“Every work of art is the child of its time, while often it is the parents of our emotions. Thus, every cultural period creates art of its own, which can never be repeated again.” Wassily Kandinsky
The contemporary artist faces the challenge of a desacralized world, drowned in a continuous flow of images and information.
We cannot escape this confrontation with external chaos deploying unprecedented forces: hyper materialism, the conquest of the atom and space.
There is a surprisingly deep parallel between modern human being in the grip of the tumult of the world and the painter struggling with his/her ideas, intentions and all the clichés. This chaos from which the artist must compose a new order, a new diagram, which will address the viewer as a challenge to send she/he back to her/himself.
Painting does not produce new images of which the eye is insatiable; it addresses the inner eye and invites meditation.
“The eye is not satisfied with seeing, nor the ear filled with hearing." The Ecclesiastes 1:8
Painting provides space to awaken the inner eye of the contemporary human being.
In this context, why should we be interested in Indian and Persian miniatures, Icon painting or the Italian primitives? Conversely, why should we ignore them? Is amnesia the characteristic of the contemporary artist?
Obviously, the danger would be to stagnate in the past and remain stuck in the style of another era. However, even if the painters free themselves from the Old Masters, they do not avoid the question of imitation and cliché.
They may well miss the opportunity that Matisse, Kandinsky, Gauguin, Van Gogh and many others seized to revive their inspiration. Indeed, many formal characteristics of the miniature and the icon raise the same questions as those of the contemporary painter.
“The Persian miniature flatters our modern taste sharpened by the abstract adventure: refusal of illusory perspectives, pleasure of the pure line; disdain of shadows and muddy nuances; large flat areas of bright and primary colours, without mixtures." Michael Barry
Within a protean artistic practice (integrating my painting, life-drawing, and etching), I constantly create dialogues between different media. Through deepening my knowledge of pigments and traditional processes, I embrace the visual experiments to come.
For the Degree Show, I will present my latest paintings, the result of these experiments.
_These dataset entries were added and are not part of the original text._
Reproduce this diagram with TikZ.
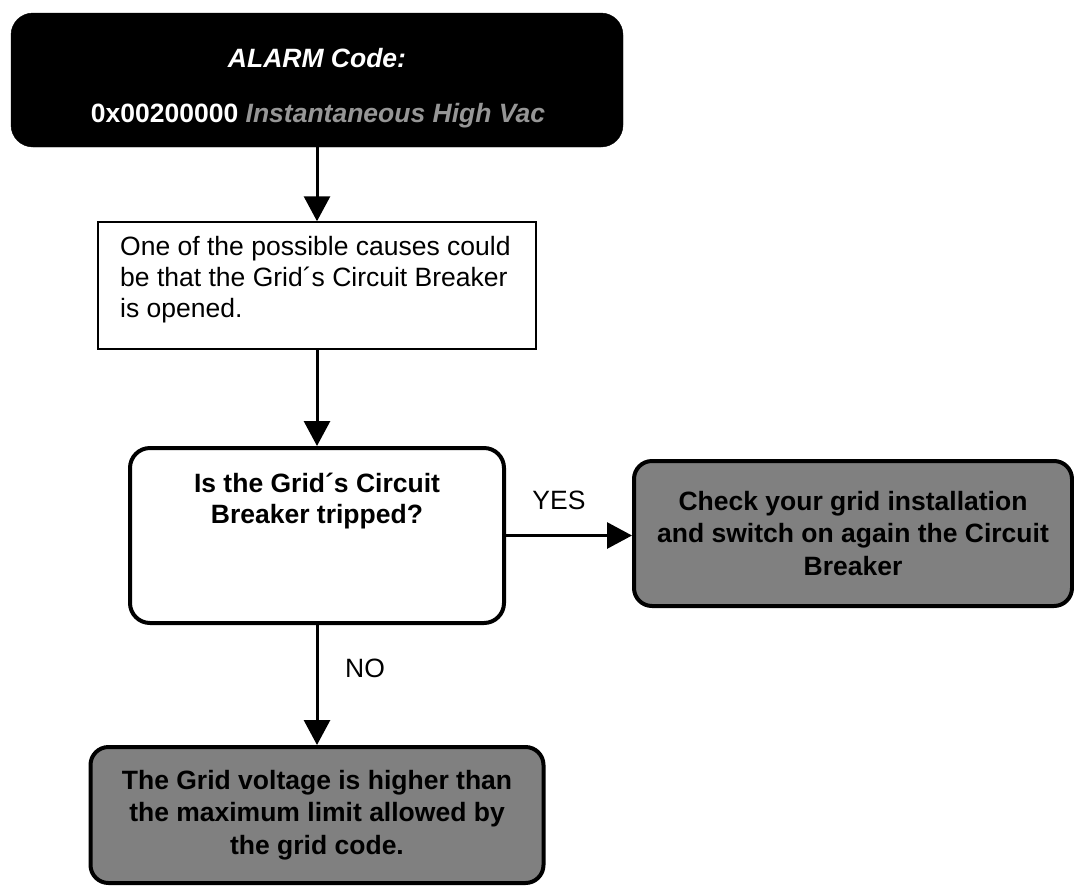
\documentclass[tikz,border=0pt]{standalone}
\usepackage{fontspec}
\setmainfont{Liberation Sans}
\usetikzlibrary{arrows.meta}
\definecolor{codegray}{RGB}{150,150,150}
\definecolor{boxgray}{RGB}{128,128,128}
\begin{document}
\begin{tikzpicture}[x=1pt,y=-1pt,
  every node/.style={font=\fontsize{26.5}{31}\selectfont, inner sep=0pt},
  conn/.style={line width=3pt,-{Triangle[length=25pt,width=26pt]}},
  alarmbox/.style={fill=black, draw=black, rounded corners=22pt},
  causebox/.style={draw=black, line width=1.5pt, fill=white},
  decbox/.style={draw=black, line width=4pt, rounded corners=20pt, fill=white},
  actbox/.style={draw=black, line width=4pt, rounded corners=18pt, fill=boxgray,
                 align=center, font=\fontsize{26.5}{32.5}\selectfont\bfseries},
  lbl/.style={font=\fontsize{26.5}{31}\selectfont}
]
\useasboundingbox (0,0) rectangle (1074,887);

% alarm header
\node[alarmbox, minimum width=612pt, minimum height=134pt] (alarm) at (317,80) {};
\node[text=white, font=\fontsize{26.5}{31}\selectfont\bfseries\itshape] (alarmtitle) at (317,58) {ALARM Code:};
\node[text=white, font=\fontsize{26.5}{31}\selectfont\bfseries] (alarmcode) at (318,116)
  {0x00200000 \textcolor{codegray}{\itshape Instantaneous High Vac}};

% possible cause
\node[causebox, minimum width=438pt, minimum height=127pt] (cause) at (317,285.5) {};
\node[align=left, anchor=west] (causetext) at (120,280)
  {One of the possible causes could\\be that the Grid\char"00B4 s Circuit Breaker\\is opened.};

% decision
\node[decbox, minimum width=374pt, minimum height=175pt] (dec) at (317,535.5) {};
\node[align=center, font=\fontsize{26.5}{31}\selectfont\bfseries] (dectext) at (317,501)
  {Is the Grid\char"00B4 s Circuit\\Breaker tripped?};

% outcomes
\node[actbox, minimum width=438pt, minimum height=145pt] (yesbox) at (853,533.5)
  {Check your grid installation\\and switch on again the Circuit\\Breaker};
\node[actbox, minimum width=453pt, minimum height=136pt] (nobox) at (317,815)
  {The Grid voltage is higher than\\the maximum limit allowed by\\the grid code.};

% connectors
\draw[conn] (alarm.south) -- (cause.north);
\draw[conn] (cause.south) -- (dec.north);
\draw[conn] (dec.east) -- (dec.east -| yesbox.west);
\draw[conn] (dec.south) -- (nobox.north);

% branch labels
\node[lbl] (yeslbl) at (559,500) {YES};
\node[lbl] (nolbl) at (365,668) {NO};
\end{tikzpicture}
\end{document}
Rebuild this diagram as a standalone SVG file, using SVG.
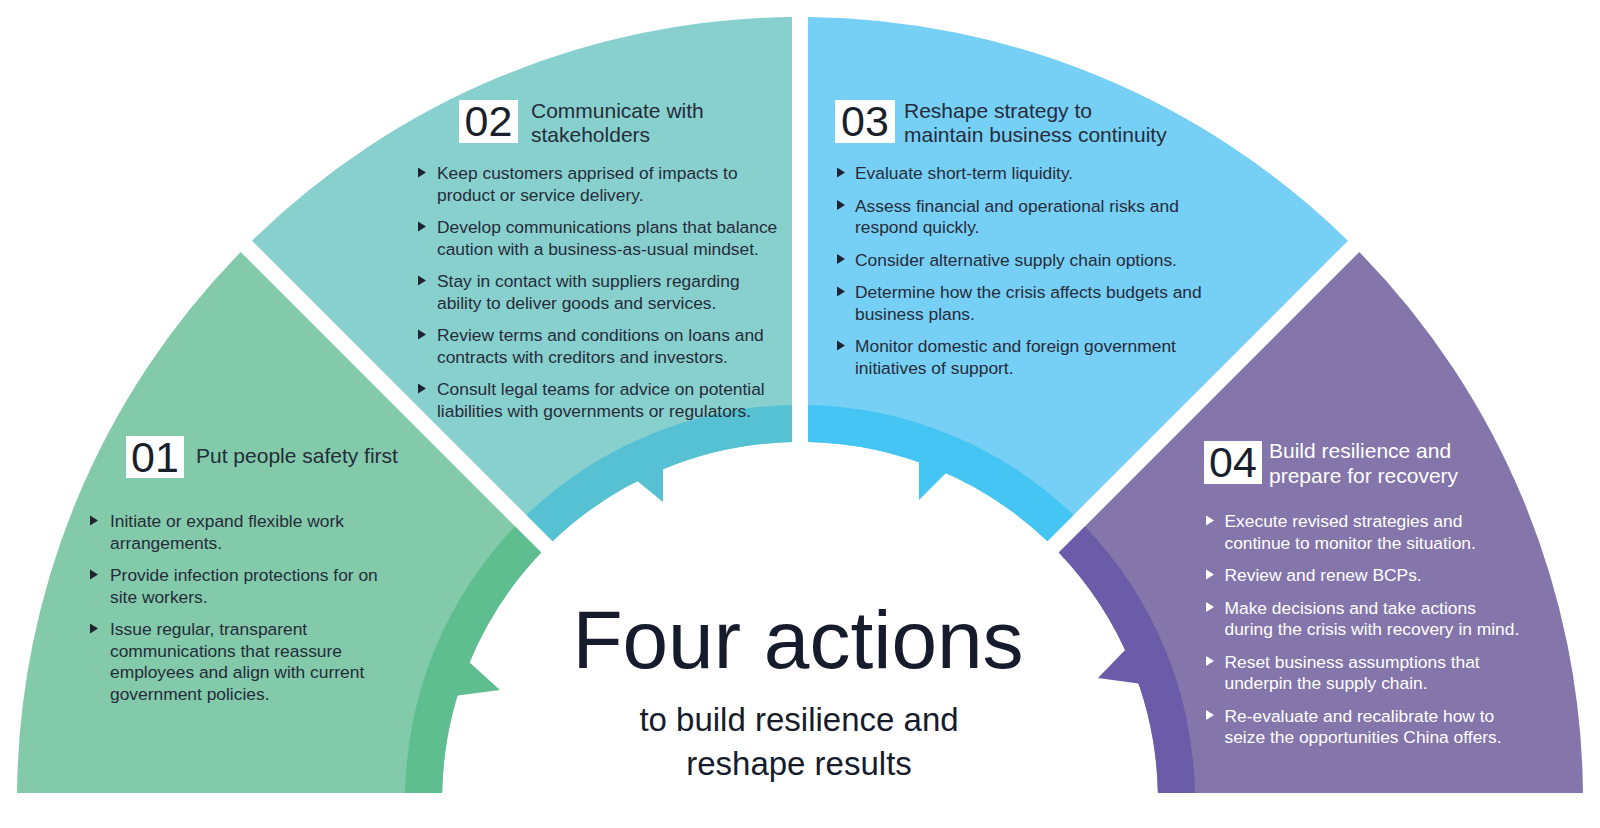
<svg xmlns="http://www.w3.org/2000/svg" width="1600" height="828" viewBox="0 0 1600 828">
<style>
text{font-family:"Liberation Sans",Arial,sans-serif;fill:#262c3a}
.b{font-size:17.4px}
.h{font-size:21px}
.n{font-size:43px;text-anchor:middle;fill:#1a1f2c}
.box{fill:#ffffff}
.tri{fill:#1f2430}
.inv text.b,.inv text.h{fill:#ffffff}
.inv .tri{fill:#ffffff}
.t1{font-size:82px;text-anchor:middle;fill:#161c2c}
.t2{font-size:33px;text-anchor:middle;fill:#161c2c}
</style>
<rect width="1600" height="828" fill="#ffffff"/>

<g id="seg01">
<path d="M17.03 793 A783 783 0 0 1 240.70 252.02 L541.26 552.58 A358 358 0 0 0 442.07 793 Z" fill="#82caaa"/>
<path d="M405.06 793 A395 395 0 0 1 515.09 526.41 L541.26 552.58 A358 358 0 0 0 442.07 793 Z" fill="#5fbe8f"/>
<polygon points="468,661 500,690 454,696" fill="#5fbe8f"/>
<rect class="box" x="126" y="436" width="58" height="42"/>
<text class="n" x="155" y="472">01</text>
<text class="h" x="196" y="463">Put people safety first</text>
<polygon class="tri" points="90,515.5 98,520.5 90,525.5"/>
<polygon class="tri" points="90,569.5 98,574.5 90,579.5"/>
<polygon class="tri" points="90,623.5 98,628.5 90,633.5"/>
<text class="b" x="110"><tspan x="110" y="527">Initiate or expand flexible work</tspan><tspan x="110" y="548.5">arrangements.</tspan><tspan x="110" y="581">Provide infection protections for on</tspan><tspan x="110" y="602.5">site workers.</tspan><tspan x="110" y="635">Issue regular, transparent</tspan><tspan x="110" y="656.5">communications that reassure</tspan><tspan x="110" y="678">employees and align with current</tspan><tspan x="110" y="699.5">government policies.</tspan></text>
</g>

<g id="seg02">
<path d="M252.02 240.70 A783 783 0 0 1 792 17.04 L792 442.09 A358 358 0 0 0 552.58 541.26 Z" fill="#88d0ce"/>
<path d="M526.41 515.09 A395 395 0 0 1 792 405.08 L792 442.09 A358 358 0 0 0 552.58 541.26 Z" fill="#56c1d2"/>
<polygon points="636,480 663,502 663,467" fill="#56c1d2"/>
<rect class="box" x="459" y="100" width="59" height="43"/>
<text class="n" x="488.5" y="136">02</text>
<text class="h"><tspan x="531" y="118">Communicate with</tspan><tspan x="531" y="142">stakeholders</tspan></text>
<polygon class="tri" points="418,167.5 426,172.5 418,177.5"/>
<polygon class="tri" points="418,221.5 426,226.5 418,231.5"/>
<polygon class="tri" points="418,275.5 426,280.5 418,285.5"/>
<polygon class="tri" points="418,329.5 426,334.5 418,339.5"/>
<polygon class="tri" points="418,383.5 426,388.5 418,393.5"/>
<text class="b"><tspan x="437" y="179">Keep customers apprised of impacts to</tspan><tspan x="437" y="200.5">product or service delivery.</tspan><tspan x="437" y="233">Develop communications plans that balance</tspan><tspan x="437" y="254.5">caution with a business-as-usual mindset.</tspan><tspan x="437" y="287">Stay in contact with suppliers regarding</tspan><tspan x="437" y="308.5">ability to deliver goods and services.</tspan><tspan x="437" y="341">Review terms and conditions on loans and</tspan><tspan x="437" y="362.5">contracts with creditors and investors.</tspan><tspan x="437" y="395">Consult legal teams for advice on potential</tspan><tspan x="437" y="416.5">liabilities with governments or regulators.</tspan></text>
</g>

<g id="seg03">
<path d="M808 17.04 A783 783 0 0 1 1347.98 240.70 L1047.42 541.26 A358 358 0 0 0 808 442.09 Z" fill="#76cff5"/>
<path d="M808 405.08 A395 395 0 0 1 1073.59 515.09 L1047.42 541.26 A358 358 0 0 0 808 442.09 Z" fill="#45c5f3"/>
<polygon points="947,472 919,500 919,460" fill="#45c5f3"/>
<rect class="box" x="835" y="100" width="60" height="43"/>
<text class="n" x="865" y="136">03</text>
<text class="h"><tspan x="904" y="118">Reshape strategy to</tspan><tspan x="904" y="142">maintain business continuity</tspan></text>
<polygon class="tri" points="837,167.5 845,172.5 837,177.5"/>
<polygon class="tri" points="837,200 845,205 837,210"/>
<polygon class="tri" points="837,254 845,259 837,264"/>
<polygon class="tri" points="837,286.5 845,291.5 837,296.5"/>
<polygon class="tri" points="837,340.5 845,345.5 837,350.5"/>
<text class="b"><tspan x="855" y="179">Evaluate short-term liquidity.</tspan><tspan x="855" y="211.5">Assess financial and operational risks and</tspan><tspan x="855" y="233">respond quickly.</tspan><tspan x="855" y="265.5">Consider alternative supply chain options.</tspan><tspan x="855" y="298">Determine how the crisis affects budgets and</tspan><tspan x="855" y="319.5">business plans.</tspan><tspan x="855" y="352">Monitor domestic and foreign government</tspan><tspan x="855" y="373.5">initiatives of support.</tspan></text>
</g>

<g id="seg04" class="inv">
<path d="M1359.30 252.02 A783 783 0 0 1 1582.97 793 L1157.93 793 A358 358 0 0 0 1058.74 552.58 Z" fill="#8476ab"/>
<path d="M1084.91 526.41 A395 395 0 0 1 1194.94 793 L1157.93 793 A358 358 0 0 0 1058.74 552.58 Z" fill="#6a5ca8"/>
<polygon points="1127,648 1098,678 1142,684" fill="#6a5ca8"/>
<rect class="box" x="1204" y="441" width="58" height="43"/>
<text class="n" x="1233" y="477">04</text>
<text class="h"><tspan x="1269" y="458">Build resilience and</tspan><tspan x="1269" y="483">prepare for recovery</tspan></text>
<polygon class="tri" points="1206,515.5 1214,520.5 1206,525.5"/>
<polygon class="tri" points="1206,569.5 1214,574.5 1206,579.5"/>
<polygon class="tri" points="1206,602 1214,607 1206,612"/>
<polygon class="tri" points="1206,656 1214,661 1206,666"/>
<polygon class="tri" points="1206,710 1214,715 1206,720"/>
<text class="b"><tspan x="1224.5" y="527">Execute revised strategies and</tspan><tspan x="1224.5" y="548.5">continue to monitor the situation.</tspan><tspan x="1224.5" y="581">Review and renew BCPs.</tspan><tspan x="1224.5" y="613.5">Make decisions and take actions</tspan><tspan x="1224.5" y="635">during the crisis with recovery in mind.</tspan><tspan x="1224.5" y="667.5">Reset business assumptions that</tspan><tspan x="1224.5" y="689">underpin the supply chain.</tspan><tspan x="1224.5" y="721.5">Re-evaluate and recalibrate how to</tspan><tspan x="1224.5" y="743">seize the opportunities China offers.</tspan></text>
</g>

<g id="title">
<text class="t1" x="798" y="668">Four actions</text>
<text class="t2" x="799" y="731">to build resilience and</text>
<text class="t2" x="799" y="775">reshape results</text>
</g>
</svg>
Using the Indian miniature technique, I will also present paintings and drawings with references to the frescoes of the Bundi Palace (Rajasthan, India) and to the ragamalas (paintings linked to the ragas, pieces of Indian classical music); in particular, to The Laud Ragamala Album, a precious 16th-century manuscript which I had the honour of consulting at the Weston Library in Oxford.
Aurélie Gérardin is a French painter-engraver who lives and works in Paris and London.
Using the techniques of figurative art and magic realism, she paints an inner pictorial world nourished by literature, music, observation of reality and its transformation by memory.
She has travelled on the European, African, American, Indian and Australian continents, all influences in her art.
She trained in painting and printmaking in Paris (Taylor Foundation-Salon d'Automne 2020 printmaking award).
In 2018, she initiated herself into Indian miniature painting with the master Ajay Sharma in his workshop in Jaipur in India.
In 2020, she joined the MA at the Prince's Foundation School of Traditional Arts, furthering her knowledge of pigments and traditional processes.
"One delivers oneself all the better when one sees one's efforts confirmed by a tradition, however ancient."
Henri Matisse, Ecrits et propos sur l'art,1972.